**Set exercise**
Begin at the top of the entries below and write out every line through the one containing "width=1, labelsize=14.5, pad=10)", excluding pictures.

**Provided entries**

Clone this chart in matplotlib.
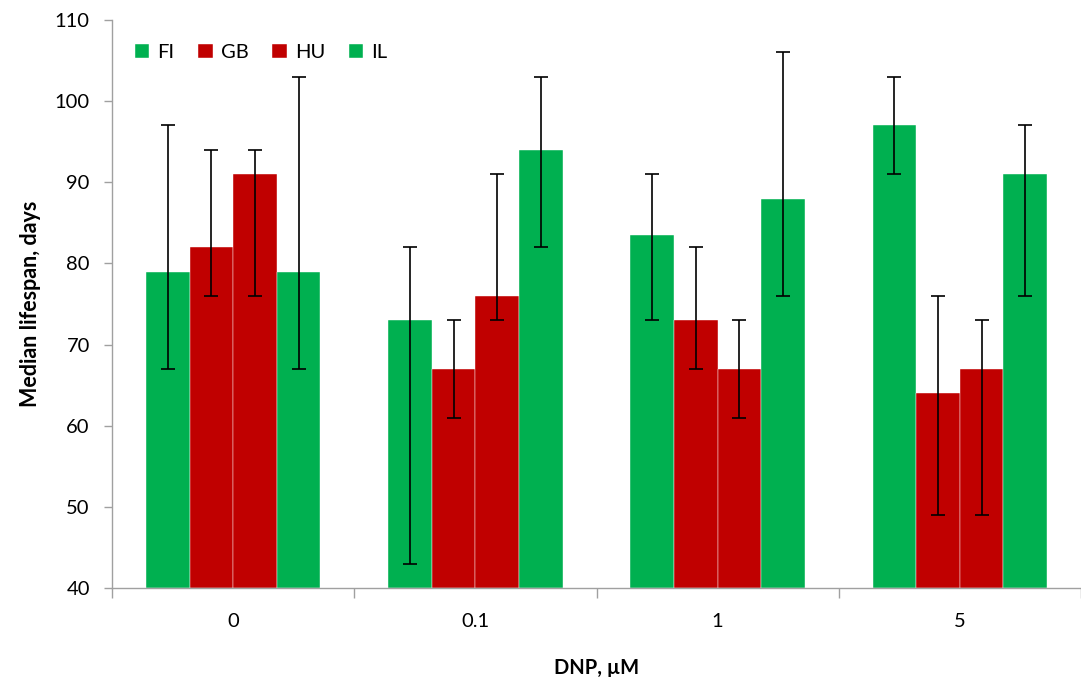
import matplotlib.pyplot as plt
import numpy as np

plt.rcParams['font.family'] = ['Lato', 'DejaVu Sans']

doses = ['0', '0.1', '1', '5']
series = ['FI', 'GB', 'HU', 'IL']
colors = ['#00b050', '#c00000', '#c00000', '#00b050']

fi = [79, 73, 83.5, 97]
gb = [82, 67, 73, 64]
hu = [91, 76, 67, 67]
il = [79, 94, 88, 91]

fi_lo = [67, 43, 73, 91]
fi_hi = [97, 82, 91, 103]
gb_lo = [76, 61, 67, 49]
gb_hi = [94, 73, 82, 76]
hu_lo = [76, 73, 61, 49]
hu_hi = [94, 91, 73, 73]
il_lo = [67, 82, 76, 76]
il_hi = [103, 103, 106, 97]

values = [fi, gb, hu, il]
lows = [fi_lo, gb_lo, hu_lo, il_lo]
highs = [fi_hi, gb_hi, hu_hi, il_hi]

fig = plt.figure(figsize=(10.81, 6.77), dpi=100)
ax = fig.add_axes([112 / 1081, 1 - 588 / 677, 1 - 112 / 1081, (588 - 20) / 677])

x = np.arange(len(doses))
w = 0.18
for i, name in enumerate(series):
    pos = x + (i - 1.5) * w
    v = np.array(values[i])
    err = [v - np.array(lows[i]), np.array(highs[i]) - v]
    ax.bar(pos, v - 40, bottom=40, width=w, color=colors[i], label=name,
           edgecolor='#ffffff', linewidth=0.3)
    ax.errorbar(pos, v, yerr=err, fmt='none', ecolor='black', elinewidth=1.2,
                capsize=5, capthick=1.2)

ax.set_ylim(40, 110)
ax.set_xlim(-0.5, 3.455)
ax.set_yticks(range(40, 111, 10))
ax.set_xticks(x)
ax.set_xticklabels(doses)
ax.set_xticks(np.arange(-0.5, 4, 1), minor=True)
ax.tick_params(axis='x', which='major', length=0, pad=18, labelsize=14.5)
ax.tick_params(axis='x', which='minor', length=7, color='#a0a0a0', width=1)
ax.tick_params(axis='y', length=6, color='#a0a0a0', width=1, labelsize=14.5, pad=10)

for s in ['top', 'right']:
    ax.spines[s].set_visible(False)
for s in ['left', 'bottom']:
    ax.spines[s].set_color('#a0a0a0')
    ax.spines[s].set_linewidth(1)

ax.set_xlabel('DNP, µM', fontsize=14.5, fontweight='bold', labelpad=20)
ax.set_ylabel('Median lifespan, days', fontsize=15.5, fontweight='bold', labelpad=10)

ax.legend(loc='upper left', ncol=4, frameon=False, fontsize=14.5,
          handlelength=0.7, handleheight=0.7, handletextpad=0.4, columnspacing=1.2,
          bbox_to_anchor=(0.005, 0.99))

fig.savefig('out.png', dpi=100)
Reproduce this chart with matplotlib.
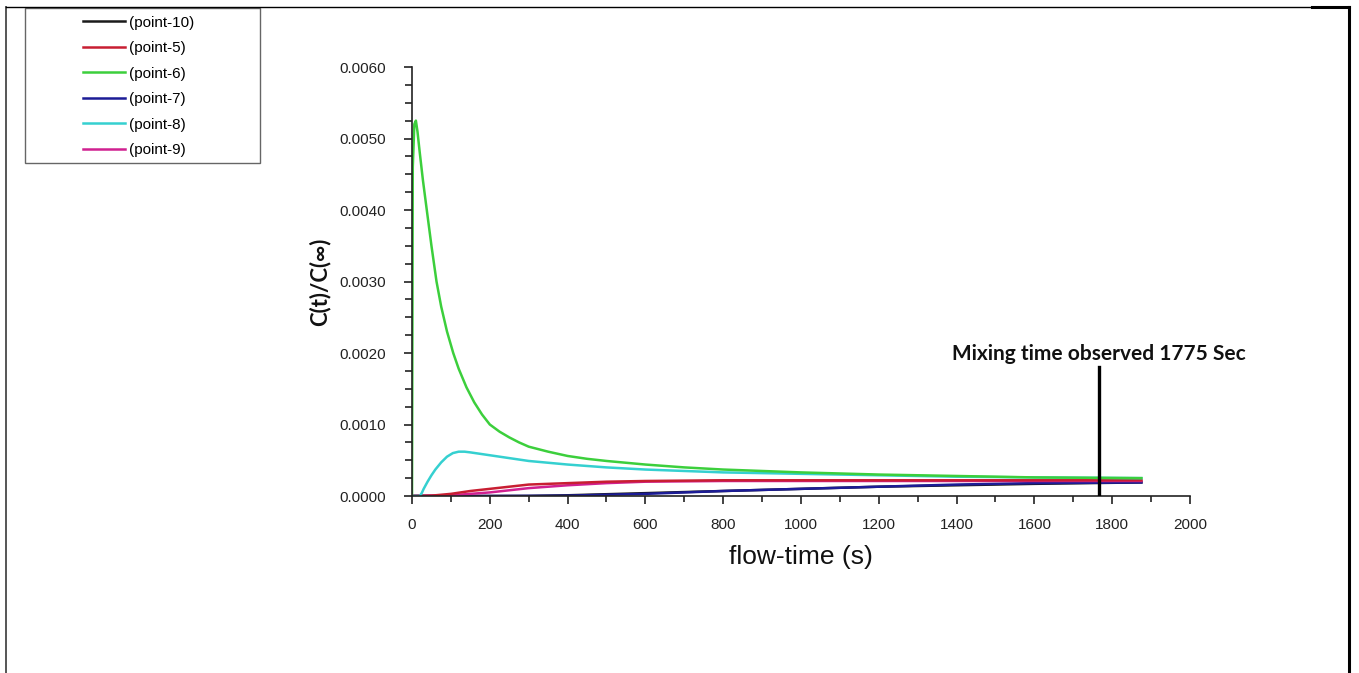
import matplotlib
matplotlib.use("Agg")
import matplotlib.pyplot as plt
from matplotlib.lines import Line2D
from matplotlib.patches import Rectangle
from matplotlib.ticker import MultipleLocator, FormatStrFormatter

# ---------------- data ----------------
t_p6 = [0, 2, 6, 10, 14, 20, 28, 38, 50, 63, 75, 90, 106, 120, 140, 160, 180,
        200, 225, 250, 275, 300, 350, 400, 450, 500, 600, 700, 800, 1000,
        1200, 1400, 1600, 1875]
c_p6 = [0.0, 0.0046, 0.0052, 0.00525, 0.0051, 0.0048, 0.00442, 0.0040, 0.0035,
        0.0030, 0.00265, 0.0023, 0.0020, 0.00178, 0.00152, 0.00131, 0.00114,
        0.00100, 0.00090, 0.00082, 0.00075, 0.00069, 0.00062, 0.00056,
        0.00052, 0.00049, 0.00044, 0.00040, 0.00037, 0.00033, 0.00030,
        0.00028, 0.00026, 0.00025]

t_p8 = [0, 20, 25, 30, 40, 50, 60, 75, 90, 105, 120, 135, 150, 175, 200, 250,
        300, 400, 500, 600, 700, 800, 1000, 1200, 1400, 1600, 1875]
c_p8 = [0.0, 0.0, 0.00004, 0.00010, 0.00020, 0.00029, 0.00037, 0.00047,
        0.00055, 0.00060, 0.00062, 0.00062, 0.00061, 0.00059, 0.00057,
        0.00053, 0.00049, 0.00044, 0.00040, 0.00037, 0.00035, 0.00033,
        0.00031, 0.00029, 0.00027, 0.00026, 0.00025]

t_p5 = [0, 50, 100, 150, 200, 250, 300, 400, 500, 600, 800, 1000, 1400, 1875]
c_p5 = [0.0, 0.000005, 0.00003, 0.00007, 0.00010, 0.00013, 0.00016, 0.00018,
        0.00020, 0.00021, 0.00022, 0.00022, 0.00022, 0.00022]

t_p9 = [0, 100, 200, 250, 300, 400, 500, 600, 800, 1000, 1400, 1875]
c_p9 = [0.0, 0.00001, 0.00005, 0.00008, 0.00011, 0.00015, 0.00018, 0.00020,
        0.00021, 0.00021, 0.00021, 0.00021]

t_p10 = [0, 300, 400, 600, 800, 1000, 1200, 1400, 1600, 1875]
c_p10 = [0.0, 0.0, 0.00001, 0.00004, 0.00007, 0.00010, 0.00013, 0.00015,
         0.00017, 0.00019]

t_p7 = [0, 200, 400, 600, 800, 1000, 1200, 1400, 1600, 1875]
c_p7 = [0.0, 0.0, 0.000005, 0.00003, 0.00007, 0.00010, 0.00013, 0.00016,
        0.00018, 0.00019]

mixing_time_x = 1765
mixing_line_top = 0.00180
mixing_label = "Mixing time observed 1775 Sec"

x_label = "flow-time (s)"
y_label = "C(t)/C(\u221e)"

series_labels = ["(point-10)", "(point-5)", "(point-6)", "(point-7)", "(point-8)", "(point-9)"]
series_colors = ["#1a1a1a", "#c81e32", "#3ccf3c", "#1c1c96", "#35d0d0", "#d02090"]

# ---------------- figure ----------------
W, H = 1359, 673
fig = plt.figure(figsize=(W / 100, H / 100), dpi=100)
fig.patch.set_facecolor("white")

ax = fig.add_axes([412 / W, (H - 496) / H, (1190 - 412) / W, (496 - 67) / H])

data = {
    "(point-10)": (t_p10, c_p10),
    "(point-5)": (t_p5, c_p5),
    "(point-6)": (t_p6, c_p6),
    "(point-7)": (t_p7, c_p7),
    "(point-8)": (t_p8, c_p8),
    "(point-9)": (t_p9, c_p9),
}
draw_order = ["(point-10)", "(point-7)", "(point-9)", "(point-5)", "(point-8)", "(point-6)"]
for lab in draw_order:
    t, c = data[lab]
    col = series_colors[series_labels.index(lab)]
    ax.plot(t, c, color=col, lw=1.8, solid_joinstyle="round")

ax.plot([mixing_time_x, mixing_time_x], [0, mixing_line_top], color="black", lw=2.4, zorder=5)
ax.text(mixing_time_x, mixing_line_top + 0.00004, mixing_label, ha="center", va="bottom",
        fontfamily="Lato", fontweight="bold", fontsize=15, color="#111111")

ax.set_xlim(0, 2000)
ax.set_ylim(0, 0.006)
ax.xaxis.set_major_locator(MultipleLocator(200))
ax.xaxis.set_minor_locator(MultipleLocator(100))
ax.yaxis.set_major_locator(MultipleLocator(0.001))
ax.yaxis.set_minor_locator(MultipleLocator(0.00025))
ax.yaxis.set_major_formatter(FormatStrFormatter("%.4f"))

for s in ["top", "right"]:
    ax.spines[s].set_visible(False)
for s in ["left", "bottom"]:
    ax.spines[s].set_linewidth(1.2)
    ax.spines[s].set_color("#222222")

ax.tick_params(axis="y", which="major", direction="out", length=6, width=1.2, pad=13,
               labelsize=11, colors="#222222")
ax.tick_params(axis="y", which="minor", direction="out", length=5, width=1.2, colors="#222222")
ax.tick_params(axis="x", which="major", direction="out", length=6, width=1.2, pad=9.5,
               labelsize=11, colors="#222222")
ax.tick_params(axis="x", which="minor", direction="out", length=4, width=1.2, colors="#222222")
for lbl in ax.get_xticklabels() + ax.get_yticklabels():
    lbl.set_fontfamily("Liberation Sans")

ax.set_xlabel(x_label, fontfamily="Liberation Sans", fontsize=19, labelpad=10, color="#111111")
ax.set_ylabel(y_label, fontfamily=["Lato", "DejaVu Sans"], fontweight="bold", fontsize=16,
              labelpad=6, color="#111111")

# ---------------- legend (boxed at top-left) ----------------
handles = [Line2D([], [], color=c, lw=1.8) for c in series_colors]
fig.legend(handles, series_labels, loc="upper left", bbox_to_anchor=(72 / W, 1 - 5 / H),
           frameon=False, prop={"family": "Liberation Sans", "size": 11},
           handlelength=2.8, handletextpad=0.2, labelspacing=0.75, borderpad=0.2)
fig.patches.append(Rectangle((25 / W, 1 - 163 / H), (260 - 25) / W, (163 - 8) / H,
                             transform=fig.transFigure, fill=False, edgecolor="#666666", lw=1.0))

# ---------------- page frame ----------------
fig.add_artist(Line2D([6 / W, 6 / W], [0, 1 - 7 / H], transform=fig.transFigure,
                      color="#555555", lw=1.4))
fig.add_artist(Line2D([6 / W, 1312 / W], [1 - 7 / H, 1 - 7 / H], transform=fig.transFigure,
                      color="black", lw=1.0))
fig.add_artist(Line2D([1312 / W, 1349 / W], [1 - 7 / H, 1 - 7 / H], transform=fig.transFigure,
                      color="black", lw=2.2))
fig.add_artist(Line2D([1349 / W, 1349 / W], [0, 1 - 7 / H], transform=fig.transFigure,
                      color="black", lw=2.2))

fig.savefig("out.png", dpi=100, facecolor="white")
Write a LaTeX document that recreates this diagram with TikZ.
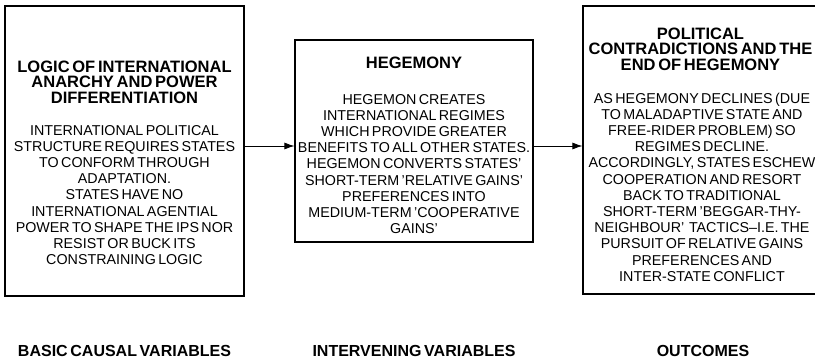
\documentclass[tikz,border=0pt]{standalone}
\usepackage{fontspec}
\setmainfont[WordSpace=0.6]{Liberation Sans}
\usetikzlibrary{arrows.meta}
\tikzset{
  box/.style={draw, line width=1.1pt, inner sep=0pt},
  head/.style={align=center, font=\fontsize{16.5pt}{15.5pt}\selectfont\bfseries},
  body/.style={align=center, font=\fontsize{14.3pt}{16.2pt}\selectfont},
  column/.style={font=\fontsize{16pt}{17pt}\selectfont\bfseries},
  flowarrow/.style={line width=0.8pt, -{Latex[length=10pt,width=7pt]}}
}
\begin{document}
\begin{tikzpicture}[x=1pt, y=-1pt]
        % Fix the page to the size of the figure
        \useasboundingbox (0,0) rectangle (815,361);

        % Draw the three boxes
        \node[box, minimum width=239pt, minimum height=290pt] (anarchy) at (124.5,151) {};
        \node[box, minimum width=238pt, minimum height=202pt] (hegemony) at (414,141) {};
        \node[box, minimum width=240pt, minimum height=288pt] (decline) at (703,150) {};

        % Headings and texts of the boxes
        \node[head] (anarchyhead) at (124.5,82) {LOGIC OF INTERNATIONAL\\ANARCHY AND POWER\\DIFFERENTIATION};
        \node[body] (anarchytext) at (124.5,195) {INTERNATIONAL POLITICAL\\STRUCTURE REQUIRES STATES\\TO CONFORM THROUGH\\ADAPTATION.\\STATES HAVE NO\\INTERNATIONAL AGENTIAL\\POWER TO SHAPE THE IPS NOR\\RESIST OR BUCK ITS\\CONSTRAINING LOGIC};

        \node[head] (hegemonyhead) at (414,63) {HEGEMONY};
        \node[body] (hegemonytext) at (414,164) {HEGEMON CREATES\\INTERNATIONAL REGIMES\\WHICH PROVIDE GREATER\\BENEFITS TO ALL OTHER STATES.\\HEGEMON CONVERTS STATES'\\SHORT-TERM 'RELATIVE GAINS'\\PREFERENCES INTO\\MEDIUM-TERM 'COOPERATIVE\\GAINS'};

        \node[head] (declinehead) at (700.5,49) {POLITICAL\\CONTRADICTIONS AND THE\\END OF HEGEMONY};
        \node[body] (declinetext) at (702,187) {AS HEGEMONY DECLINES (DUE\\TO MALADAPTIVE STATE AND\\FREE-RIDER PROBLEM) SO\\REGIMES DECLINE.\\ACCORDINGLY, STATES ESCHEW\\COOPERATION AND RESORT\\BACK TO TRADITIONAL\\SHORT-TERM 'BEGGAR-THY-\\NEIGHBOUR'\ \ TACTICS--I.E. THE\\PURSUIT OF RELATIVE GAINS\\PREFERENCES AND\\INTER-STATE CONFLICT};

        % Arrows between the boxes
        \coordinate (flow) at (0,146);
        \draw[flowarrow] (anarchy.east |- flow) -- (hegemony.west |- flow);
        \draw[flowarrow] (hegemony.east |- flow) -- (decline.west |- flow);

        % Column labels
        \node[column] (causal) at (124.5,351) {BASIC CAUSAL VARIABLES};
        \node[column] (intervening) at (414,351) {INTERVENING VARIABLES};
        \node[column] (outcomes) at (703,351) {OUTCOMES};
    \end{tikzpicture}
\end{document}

**Solution**
Clone this chart in matplotlib.
import matplotlib.pyplot as plt
import numpy as np

plt.rcParams['font.family'] = ['Lato', 'DejaVu Sans']

doses = ['0', '0.1', '1', '5']
series = ['FI', 'GB', 'HU', 'IL']
colors = ['#00b050', '#c00000', '#c00000', '#00b050']

fi = [79, 73, 83.5, 97]
gb = [82, 67, 73, 64]
hu = [91, 76, 67, 67]
il = [79, 94, 88, 91]

fi_lo = [67, 43, 73, 91]
fi_hi = [97, 82, 91, 103]
gb_lo = [76, 61, 67, 49]
gb_hi = [94, 73, 82, 76]
hu_lo = [76, 73, 61, 49]
hu_hi = [94, 91, 73, 73]
il_lo = [67, 82, 76, 76]
il_hi = [103, 103, 106, 97]

values = [fi, gb, hu, il]
lows = [fi_lo, gb_lo, hu_lo, il_lo]
highs = [fi_hi, gb_hi, hu_hi, il_hi]

fig = plt.figure(figsize=(10.81, 6.77), dpi=100)
ax = fig.add_axes([112 / 1081, 1 - 588 / 677, 1 - 112 / 1081, (588 - 20) / 677])

x = np.arange(len(doses))
w = 0.18
for i, name in enumerate(series):
    pos = x + (i - 1.5) * w
    v = np.array(values[i])
    err = [v - np.array(lows[i]), np.array(highs[i]) - v]
    ax.bar(pos, v - 40, bottom=40, width=w, color=colors[i], label=name,
           edgecolor='#ffffff', linewidth=0.3)
    ax.errorbar(pos, v, yerr=err, fmt='none', ecolor='black', elinewidth=1.2,
                capsize=5, capthick=1.2)

ax.set_ylim(40, 110)
ax.set_xlim(-0.5, 3.455)
ax.set_yticks(range(40, 111, 10))
ax.set_xticks(x)
ax.set_xticklabels(doses)
ax.set_xticks(np.arange(-0.5, 4, 1), minor=True)
ax.tick_params(axis='x', which='major', length=0, pad=18, labelsize=14.5)
ax.tick_params(axis='x', which='minor', length=7, color='#a0a0a0', width=1)
ax.tick_params(axis='y', length=6, color='#a0a0a0', width=1, labelsize=14.5, pad=10)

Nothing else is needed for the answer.